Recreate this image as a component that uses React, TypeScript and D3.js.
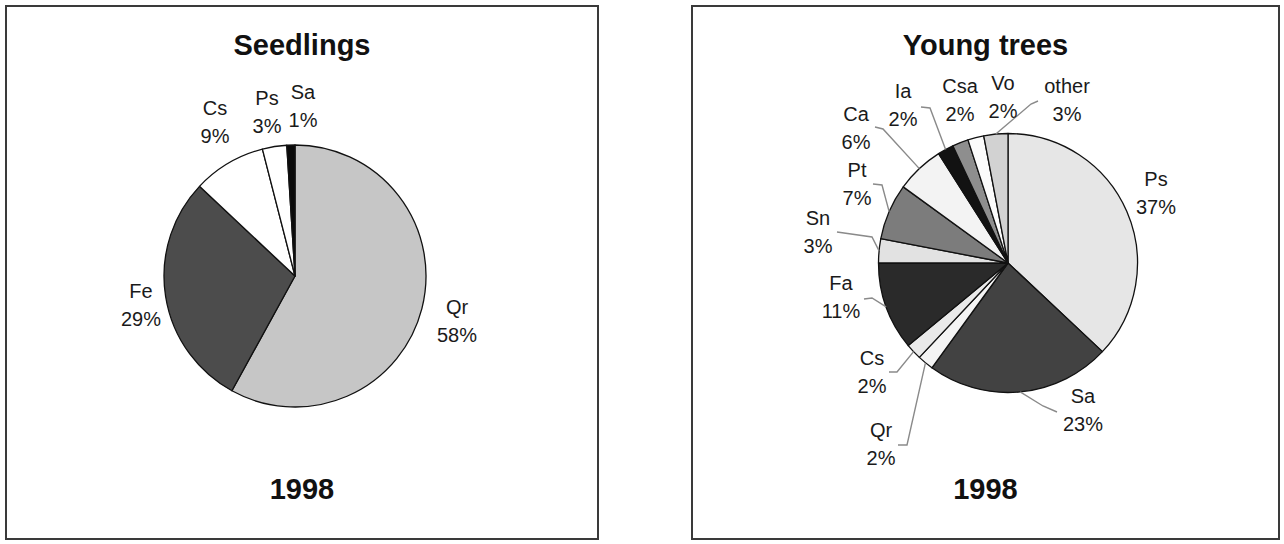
import React from "react";
import * as d3 from "d3";

// Species shares (%) for 1998
const seedlingSpecies = ["Qr", "Fe", "Cs", "Ps", "Sa"];
const seedlingShares = [58, 29, 9, 3, 1];

const youngSpecies = ["Ps", "Sa", "Qr", "Cs", "Fa", "Sn", "Pt", "Ca", "Ia", "Csa", "Vo", "other"];
const youngShares = [37, 23, 2, 2, 11, 3, 7, 6, 2, 2, 2, 3];

const panelTitles = ["Seedlings", "Young trees"];
const yearLabel = "1998";

// Grey-scale fills, one per slice
const seedlingFills = ["#c6c6c6", "#4c4c4c", "#ffffff", "#ffffff", "#0a0a0a"];
const youngFills = [
  "#e6e6e6", "#424242", "#f4f4f4", "#e9e9e9", "#2a2a2a", "#e2e2e2",
  "#7c7c7c", "#f3f3f3", "#121212", "#8e8e8e", "#fbfbfb", "#d2d2d2",
];

type LabelPos = { x: number; y: number; lead?: [number, number, number, number] };

// Label anchors (centre x, first baseline) and optional leader start/elbow
const seedlingLabelLayout: Record<string, LabelPos> = {
  Qr: { x: 457, y: 314 },
  Fe: { x: 141, y: 298 },
  Cs: { x: 215, y: 115 },
  Ps: { x: 267, y: 105 },
  Sa: { x: 303, y: 99 },
};

const youngLabelLayout: Record<string, LabelPos> = {
  Ps: { x: 1156, y: 186 },
  Sa: { x: 1083, y: 403, lead: [1057, 412, 1043, 406] },
  Qr: { x: 881, y: 437, lead: [898, 445, 907, 445] },
  Cs: { x: 872, y: 365, lead: [889, 372, 897, 372] },
  Fa: { x: 841, y: 290, lead: [864, 299, 872, 298] },
  Sn: { x: 818, y: 225, lead: [837, 232, 872, 237] },
  Pt: { x: 857, y: 177, lead: [873, 184, 882, 185] },
  Ca: { x: 856, y: 121, lead: [875, 127, 883, 129] },
  Ia: { x: 903, y: 98, lead: [921, 107, 930, 108] },
  Csa: { x: 960, y: 93 },
  Vo: { x: 1003, y: 90 },
  other: { x: 1067, y: 93, lead: [1038, 101, 1031, 104] },
};

const FONT = "'Liberation Sans', Arial, Helvetica, sans-serif";
const LABEL_SIZE = 20;
const LINE_GAP = 28;

interface PieProps {
  cx: number;
  cy: number;
  r: number;
  species: string[];
  shares: number[];
  fills: string[];
  layout: Record<string, LabelPos>;
}

function Pie({ cx, cy, r, species, shares, fills, layout }: PieProps) {
  const arcs = d3.pie<number>().sort(null).value((d) => d)(shares);
  const arcGen = d3.arc<d3.PieArcDatum<number>>().innerRadius(0).outerRadius(r);

  return (
    <g>
      <g transform={`translate(${cx},${cy})`}>
        {arcs.map((a, i) => (
          <path
            key={species[i]}
            d={arcGen(a) || ""}
            fill={fills[i]}
            stroke="#111"
            strokeWidth={1.3}
            strokeLinejoin="round"
          />
        ))}
      </g>
      {arcs.map((a, i) => {
        const pos = layout[species[i]];
        if (!pos || !pos.lead) return null;
        const mid = (a.startAngle + a.endAngle) / 2;
        const ex = cx + r * Math.sin(mid);
        const ey = cy - r * Math.cos(mid);
        const [sx, sy, mx, my] = pos.lead;
        return (
          <polyline
            key={`lead-${species[i]}`}
            points={`${sx},${sy} ${mx},${my} ${ex},${ey}`}
            fill="none"
            stroke="#8a8a8a"
            strokeWidth={1.4}
          />
        );
      })}
      {arcs.map((a, i) => {
        const pos = layout[species[i]];
        if (!pos) return null;
        return (
          <text
            key={`lab-${species[i]}`}
            x={pos.x}
            y={pos.y}
            textAnchor="middle"
            fontFamily={FONT}
            fontSize={LABEL_SIZE}
            fill="#1a1a1a"
          >
            <tspan x={pos.x}>{species[i]}</tspan>
            <tspan x={pos.x} dy={LINE_GAP}>{`${shares[i]}%`}</tspan>
          </text>
        );
      })}
    </g>
  );
}

function Panel({ x0, x1, title }: { x0: number; x1: number; title: string }) {
  const mid = (x0 + x1) / 2;
  return (
    <g>
      <rect x={x0} y={6} width={x1 - x0} height={533} fill="#fff" stroke="#3a3a3a" strokeWidth={2} />
      <text x={mid} y={55} textAnchor="middle" fontFamily={FONT} fontWeight="bold" fontSize={29} fill="#111">
        {title}
      </text>
      <text x={mid} y={499} textAnchor="middle" fontFamily={FONT} fontWeight="bold" fontSize={29} fill="#111">
        {yearLabel}
      </text>
    </g>
  );
}

export default function App() {
  return (
    <svg
      width={1284}
      height={544}
      viewBox="0 0 1284 544"
      style={{ position: "absolute", left: 0, top: 0, background: "#fff" }}
    >
      <Panel x0={6} x1={598} title={panelTitles[0]} />
      <Panel x0={692} x1={1279} title={panelTitles[1]} />
      <Pie
        cx={295}
        cy={276}
        r={131}
        species={seedlingSpecies}
        shares={seedlingShares}
        fills={seedlingFills}
        layout={seedlingLabelLayout}
      />
      <Pie
        cx={1008}
        cy={263}
        r={129.5}
        species={youngSpecies}
        shares={youngShares}
        fills={youngFills}
        layout={youngLabelLayout}
      />
    </svg>
  );
}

▸ **DIRECTIONS**:
Take the listing and print it again exactly, but without any pictures.

▸ **RESPONSE**:
Recreate this image as a component that uses React, TypeScript and D3.js.
import React from "react";
import * as d3 from "d3";

// Species shares (%) for 1998
const seedlingSpecies = ["Qr", "Fe", "Cs", "Ps", "Sa"];
const seedlingShares = [58, 29, 9, 3, 1];

const youngSpecies = ["Ps", "Sa", "Qr", "Cs", "Fa", "Sn", "Pt", "Ca", "Ia", "Csa", "Vo", "other"];
const youngShares = [37, 23, 2, 2, 11, 3, 7, 6, 2, 2, 2, 3];

const panelTitles = ["Seedlings", "Young trees"];
const yearLabel = "1998";

// Grey-scale fills, one per slice
const seedlingFills = ["#c6c6c6", "#4c4c4c", "#ffffff", "#ffffff", "#0a0a0a"];
const youngFills = [
  "#e6e6e6", "#424242", "#f4f4f4", "#e9e9e9", "#2a2a2a", "#e2e2e2",
  "#7c7c7c", "#f3f3f3", "#121212", "#8e8e8e", "#fbfbfb", "#d2d2d2",
];

type LabelPos = { x: number; y: number; lead?: [number, number, number, number] };

// Label anchors (centre x, first baseline) and optional leader start/elbow
const seedlingLabelLayout: Record<string, LabelPos> = {
  Qr: { x: 457, y: 314 },
  Fe: { x: 141, y: 298 },
  Cs: { x: 215, y: 115 },
  Ps: { x: 267, y: 105 },
  Sa: { x: 303, y: 99 },
};

const youngLabelLayout: Record<string, LabelPos> = {
  Ps: { x: 1156, y: 186 },
  Sa: { x: 1083, y: 403, lead: [1057, 412, 1043, 406] },
  Qr: { x: 881, y: 437, lead: [898, 445, 907, 445] },
  Cs: { x: 872, y: 365, lead: [889, 372, 897, 372] },
  Fa: { x: 841, y: 290, lead: [864, 299, 872, 298] },
  Sn: { x: 818, y: 225, lead: [837, 232, 872, 237] },
  Pt: { x: 857, y: 177, lead: [873, 184, 882, 185] },
  Ca: { x: 856, y: 121, lead: [875, 127, 883, 129] },
  Ia: { x: 903, y: 98, lead: [921, 107, 930, 108] },
  Csa: { x: 960, y: 93 },
  Vo: { x: 1003, y: 90 },
  other: { x: 1067, y: 93, lead: [1038, 101, 1031, 104] },
};

const FONT = "'Liberation Sans', Arial, Helvetica, sans-serif";
const LABEL_SIZE = 20;
const LINE_GAP = 28;

interface PieProps {
  cx: number;
  cy: number;
  r: number;
  species: string[];
  shares: number[];
  fills: string[];
  layout: Record<string, LabelPos>;
}

function Pie({ cx, cy, r, species, shares, fills, layout }: PieProps) {
  const arcs = d3.pie<number>().sort(null).value((d) => d)(shares);
  const arcGen = d3.arc<d3.PieArcDatum<number>>().innerRadius(0).outerRadius(r);

  return (
    <g>
      <g transform={`translate(${cx},${cy})`}>
        {arcs.map((a, i) => (
          <path
            key={species[i]}
            d={arcGen(a) || ""}
            fill={fills[i]}
            stroke="#111"
            strokeWidth={1.3}
            strokeLinejoin="round"
          />
        ))}
      </g>
      {arcs.map((a, i) => {
        const pos = layout[species[i]];
        if (!pos || !pos.lead) return null;
        const mid = (a.startAngle + a.endAngle) / 2;
        const ex = cx + r * Math.sin(mid);
        const ey = cy - r * Math.cos(mid);
        const [sx, sy, mx, my] = pos.lead;
        return (
          <polyline
            key={`lead-${species[i]}`}
            points={`${sx},${sy} ${mx},${my} ${ex},${ey}`}
            fill="none"
            stroke="#8a8a8a"
            strokeWidth={1.4}
          />
        );
      })}
      {arcs.map((a, i) => {
        const pos = layout[species[i]];
        if (!pos) return null;
        return (
          <text
            key={`lab-${species[i]}`}
            x={pos.x}
            y={pos.y}
            textAnchor="middle"
            fontFamily={FONT}
            fontSize={LABEL_SIZE}
            fill="#1a1a1a"
          >
            <tspan x={pos.x}>{species[i]}</tspan>
            <tspan x={pos.x} dy={LINE_GAP}>{`${shares[i]}%`}</tspan>
          </text>
        );
      })}
    </g>
  );
}

function Panel({ x0, x1, title }: { x0: number; x1: number; title: string }) {
  const mid = (x0 + x1) / 2;
  return (
    <g>
      <rect x={x0} y={6} width={x1 - x0} height={533} fill="#fff" stroke="#3a3a3a" strokeWidth={2} />
      <text x={mid} y={55} textAnchor="middle" fontFamily={FONT} fontWeight="bold" fontSize={29} fill="#111">
        {title}
      </text>
      <text x={mid} y={499} textAnchor="middle" fontFamily={FONT} fontWeight="bold" fontSize={29} fill="#111">
        {yearLabel}
      </text>
    </g>
  );
}

export default function App() {
  return (
    <svg
      width={1284}
      height={544}
      viewBox="0 0 1284 544"
      style={{ position: "absolute", left: 0, top: 0, background: "#fff" }}
    >
      <Panel x0={6} x1={598} title={panelTitles[0]} />
      <Panel x0={692} x1={1279} title={panelTitles[1]} />
      <Pie
        cx={295}
        cy={276}
        r={131}
        species={seedlingSpecies}
        shares={seedlingShares}
        fills={seedlingFills}
        layout={seedlingLabelLayout}
      />
      <Pie
        cx={1008}
        cy={263}
        r={129.5}
        species={youngSpecies}
        shares={youngShares}
        fills={youngFills}
        layout={youngLabelLayout}
      />
    </svg>
  );
}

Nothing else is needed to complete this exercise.